Magii mocy odpowiada okres od 22 czerwca do 1 sierpnia. W tym okresie od niepamiętnych czasów celebrowano sukces, siłę, witalność i zdrowie. Wiązało się to z najdłuższymi dniami i dużą ilością Słońca, które traktowano jako dawcę życia. W noc Kupały (obecnie św. Jana) Prasłowianie przez całą noc bawili się i świętowali czas nastania lata oraz dawali wyraz tężyźnie fizycznej poprzez różnego rodzaju zawody i zabawy, takie choćby jak skakanie przez ognisko. Z tym okresem roku wiąże się wiele rytuałów związanych z zachowaniem zdrowia i sił witalnych, ale też wykonywano takie, które zapewniały sukces i powodzenie.
Celebracja zdrowia
Ten rytuał stosuje się w celu umocnienia posiadanego zdrowia. Wykonuje się go w sobotę w samo południe lub o północy. Do tej praktyki potrzebujemy:
- po jednej świecy w kolorze czerwonym, pomarańczowym i srebrnym,
- trzy liście dębowe,
- cynamon lub mirra,
- kartka białego papieru ze spisanymi ewentualnymi drobnymi dolegliwościami, np. bóle głowy, problemy z cerą itp.

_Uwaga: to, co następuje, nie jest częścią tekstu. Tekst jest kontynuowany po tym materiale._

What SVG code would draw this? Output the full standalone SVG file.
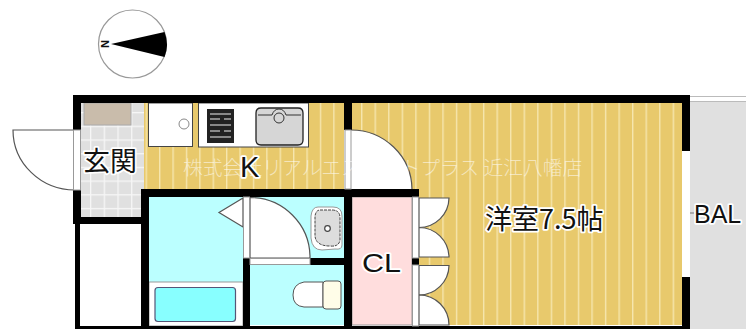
<svg xmlns="http://www.w3.org/2000/svg" width="746" height="329" viewBox="0 0 746 329">
<style>
.wall{fill:#000}
.slit{fill:#fff;stroke:#999;stroke-width:1}
.door{fill:#fff;stroke:#555;stroke-width:1.2}
.label{font-family:"Noto Sans CJK JP","Noto Sans",sans-serif;fill:#111;stroke:#fff;stroke-width:3.5;paint-order:stroke;stroke-linejoin:round}
.latin{font-family:"Liberation Sans",Arial,sans-serif;fill:#111;stroke:#fff;stroke-width:3.5;paint-order:stroke;stroke-linejoin:round}
.wm{font-family:"Noto Sans CJK JP",sans-serif;font-size:19.8px;font-weight:300;fill:#fff;fill-opacity:.55}
</style>
<defs>
<pattern id="stripeK" patternUnits="userSpaceOnUse" x="159" y="0" width="13.4" height="10"><rect width="13.4" height="10" fill="#e8c96c"/><rect width="1.4" height="10" fill="#f6e6ae"/></pattern>
<pattern id="stripeR" patternUnits="userSpaceOnUse" x="361" y="0" width="13.55" height="10"><rect width="13.55" height="10" fill="#e8c96c"/><rect width="1.4" height="10" fill="#f6e6ae"/></pattern>
<pattern id="tile" patternUnits="userSpaceOnUse" x="90" y="112" width="13.7" height="13.7"><rect width="13.7" height="13.7" fill="#e0e0e0"/><rect width="1.3" height="13.7" fill="#f6f6f6"/><rect width="13.7" height="1.3" fill="#f6f6f6"/></pattern>
</defs>
<rect width="746" height="329" fill="#fff"/>

<g id="compass">
<circle cx="132.500" cy="44" r="34" fill="#fff" stroke="#999" stroke-width="1.2"/>
<path d="M111,44 L164.500,32 A34,34 0 0 1 164.500,57 Z" fill="#000"/>
<text x="105" y="44" transform="rotate(90 105 44)" text-anchor="middle" dominant-baseline="central" font-family="Liberation Sans,sans-serif" font-size="11" font-weight="bold" fill="#111">N</text>
</g>

<g id="balcony">
<rect x="690" y="102" width="56" height="227" fill="#e0e0e0"/>
<path d="M690,96.500H746M690,101.500H746" stroke="#bbb" stroke-width="1" fill="none"/>
<path d="M680,213H694" stroke="#777" stroke-width="1"/>
<text class="latin" x="694" y="223" font-size="25">BAL</text>
</g>

<g id="entrance-door">
<path class="door" d="M13,130 H75 V190 A62,60 0 0 1 13,130 Z"/>
</g>

<g id="genkan">
<rect x="81" y="103" width="64" height="114" fill="url(#tile)"/>
<rect x="84" y="103" width="47" height="22" fill="#c9bcab" stroke="#aaa" stroke-width="1"/>
<text class="label" x="83" y="171" font-size="27">玄関</text>
</g>

<g id="kitchen">
<rect x="144" y="103" width="200" height="86" fill="url(#stripeK)"/>
<rect x="148.500" y="103" width="44" height="43.500" fill="#fff" stroke="#444" stroke-width="1"/>
<circle cx="184" cy="124" r="5" fill="#fff" stroke="#888" stroke-width="1"/>
<rect x="198.500" y="103" width="110" height="44" fill="#fff" stroke="#444" stroke-width="1"/>
<rect x="207" y="109" width="27" height="34" fill="#222"/>
<path d="M210,114H231M210,119H220M224,119H231M210,125H231M210,131H220M224,131H231M210,137H231" stroke="#aaa" stroke-width="1.500" fill="none"/>
<path d="M256,113 Q256,108 261,108 H298 Q303,108 303,113 V140 Q303,145 298,145 H261 Q256,145 256,140 Z" fill="#d6d6d6" stroke="#222" stroke-width="1.300"/>
<path d="M258,115 H272 Q274,109 279,109 Q284,109 286,115 H301" fill="none" stroke="#333" stroke-width="1"/>
<circle cx="279" cy="118" r="5" fill="#d6d6d6" stroke="#333" stroke-width="1"/>
</g>

<g id="western-room">
<rect x="352" y="103" width="330" height="222" fill="url(#stripeR)"/>
<path class="door" d="M350,130 A61,60 0 0 1 412,189.500 H350 Z"/>
<path class="door" d="M419,198 H449 A30,30 0 0 1 419,227.500 Z"/>
<path class="door" d="M419,227.500 A30,30 0 0 1 449,257 H419 Z"/>
<path class="door" d="M419,265.500 H449 A30,30 0 0 1 419,295 Z"/>
<path class="door" d="M419,295 A30,30 0 0 1 449,325 H419 Z"/>
<text class="label" x="485" y="229" font-size="27">洋室7.5帖</text>
</g>

<g id="bath">
<rect x="149" y="197" width="94" height="85" fill="#bbffff"/>
<rect x="149" y="282" width="94" height="44" fill="#fff" stroke="#999" stroke-width="1"/>
<rect x="155" y="287.500" width="80.500" height="34" rx="3" fill="#88ffff" stroke="#557" stroke-width="1.200"/>
<path d="M243,198 L219,212.500 L243,227 Z" fill="#fff" stroke="#555" stroke-width="1.200"/>
</g>

<g id="washroom">
<rect x="250" y="197" width="94" height="61" fill="#bbffff"/>
<path class="door" d="M250,197.500 A60,60 0 0 1 310,258 H250 Z"/>
<path d="M318,207 H333 Q342,207 342,216 V245 Q342,250 335,249 L322,250 Q312,250 311,238 V216 Q312,207 318,207 Z" fill="#fff" stroke="#999" stroke-width="1"/>
<path d="M320,210 H332 Q340,210 340,218 V240 Q339,247 330,246 Q316,246 315,236 V216 Q316,210 320,210 Z" fill="#ddd" stroke="#444" stroke-width="1" stroke-dasharray="3 1"/>
<circle cx="327.500" cy="228.500" r="2.800" fill="#fff" stroke="#444" stroke-width="1.200"/>
</g>

<g id="toilet">
<rect x="250" y="265" width="94" height="60" fill="#bbffff"/>
<path d="M323,282 H304 Q293,284 293,295 Q293,306 304,307 H323 Z" fill="#fff" stroke="#555" stroke-width="1"/>
<rect x="323" y="281" width="18" height="28" rx="3" fill="#fffde8" stroke="#555" stroke-width="1"/>
</g>

<g id="closet">
<rect x="352" y="197" width="60" height="128" fill="#ffdddd" stroke="#999" stroke-width="1"/>
<text class="latin" x="362" y="272" font-size="26" textLength="39" lengthAdjust="spacingAndGlyphs">CL</text>
</g>

<g id="storage">
<rect x="80" y="224" width="61" height="103" fill="#fff"/>
</g>

<g id="walls">
<rect class="wall" x="73" y="95" width="617" height="8"/>
<rect class="wall" x="73" y="95" width="8" height="35"/>
<rect class="wall" x="73" y="190" width="8" height="34"/>
<rect class="wall" x="73" y="217" width="76" height="7"/>
<rect class="wall" x="75" y="224" width="5" height="105"/>
<rect class="wall" x="141" y="189" width="8" height="140"/>
<rect class="wall" x="141" y="189" width="278" height="8"/>
<rect class="wall" x="344" y="103" width="8" height="27"/>
<rect class="wall" x="344" y="197" width="8" height="132"/>
<rect class="wall" x="243" y="258" width="7" height="71"/>
<rect class="wall" x="310" y="258" width="34" height="7"/>
<rect class="wall" x="412" y="258" width="7" height="7"/>
<rect class="wall" x="682" y="95" width="8" height="56"/>
<rect class="wall" x="682" y="277" width="8" height="52"/>
<rect class="wall" x="75" y="326" width="615" height="3"/>
<rect class="slit" x="73.500" y="130" width="7" height="60"/>
<rect class="slit" x="345" y="130" width="6" height="59"/>
<rect class="slit" x="243.500" y="197" width="6" height="61"/>
<rect class="slit" x="250" y="258.500" width="60" height="6"/>
<rect class="slit" x="412.500" y="197" width="6" height="61"/>
<rect class="slit" x="412.500" y="265" width="6" height="61"/>
<rect x="682" y="151" width="8" height="126" fill="#fff"/>
</g>

<g id="watermark">
<text class="wm" x="183" y="175">株式会社リアルエステートプラス 近江八幡店</text>
</g>
<text id="kitchen-label" class="latin" x="240" y="177" font-size="29">K</text>
</svg>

Każdą ze świec namaszczamy cynamonem lub mirrą, owijamy w dębowe liście i zapalamy. Siadamy w skupieniu i wizualizujemy siebie w pełnym zdrowiu, doskonałej kondycji i z dużym zapasem sił witalnych. Po około 20 minutach bierzemy kartkę z wypisanymi niedyspozycjami i zapalamy ją od czerwonej świecy. Uzyskany popiół zbieramy i powierzamy wodzie (może to być nawet muszla klozetowa), świece gasimy. Możemy je użyć do powtórzenia rytuału.
Uwaga: nie mogą go wykonywać osoby ciężko chore. Stosowny dla nich rytuał podaję w magii kończenia.
Rytuał mobilizujący siły
Stosuje się go przed ważnymi spotkaniami, rozmowami, egzaminami i innymi tego rodzaju sytuacjami. Pora wykonania dowolna. Potrzebne akcesoria:
- trzy czerwone świece,
- cztery żółte świece,
- wycięty z folii aluminiowej sierp księżyca,
- wycięty ze złotej folii księżyc w pełni,
- olejek lawendowy,
- kompas do ustalenia stron świata.
Najpierw namaszczamy olejkiem wszystkie świece. Następnie żółte ustawiamy zgodnie z kierunkami świata i zapalamy. Teraz ustawiamy czerwone świece w trójkąt, u podstawy którego umieszczamy wycięte księżyce. Zapalmy pozostałe świece i wizualizujemy, jak napływa do nas energia w swej najlepszej, twórczej, radosnej ukierunkowanej postaci. Po 20 minutach gasimy czerwone świece. Wpatrując się w żółte, wciąż palące się świece, wyobrażamy siebie, jak pewnie i swobodnie zdajemy egzamin (prowadzimy ważną rozmowę itp.). Tym świecom pozwalamy wypalić się do końca w sposób naturalny. Wycięte księżyce zakopujemy w niedostępnym dla innych miejscu. Może to być las, ogródek, a nawet skrzynka na balkonie.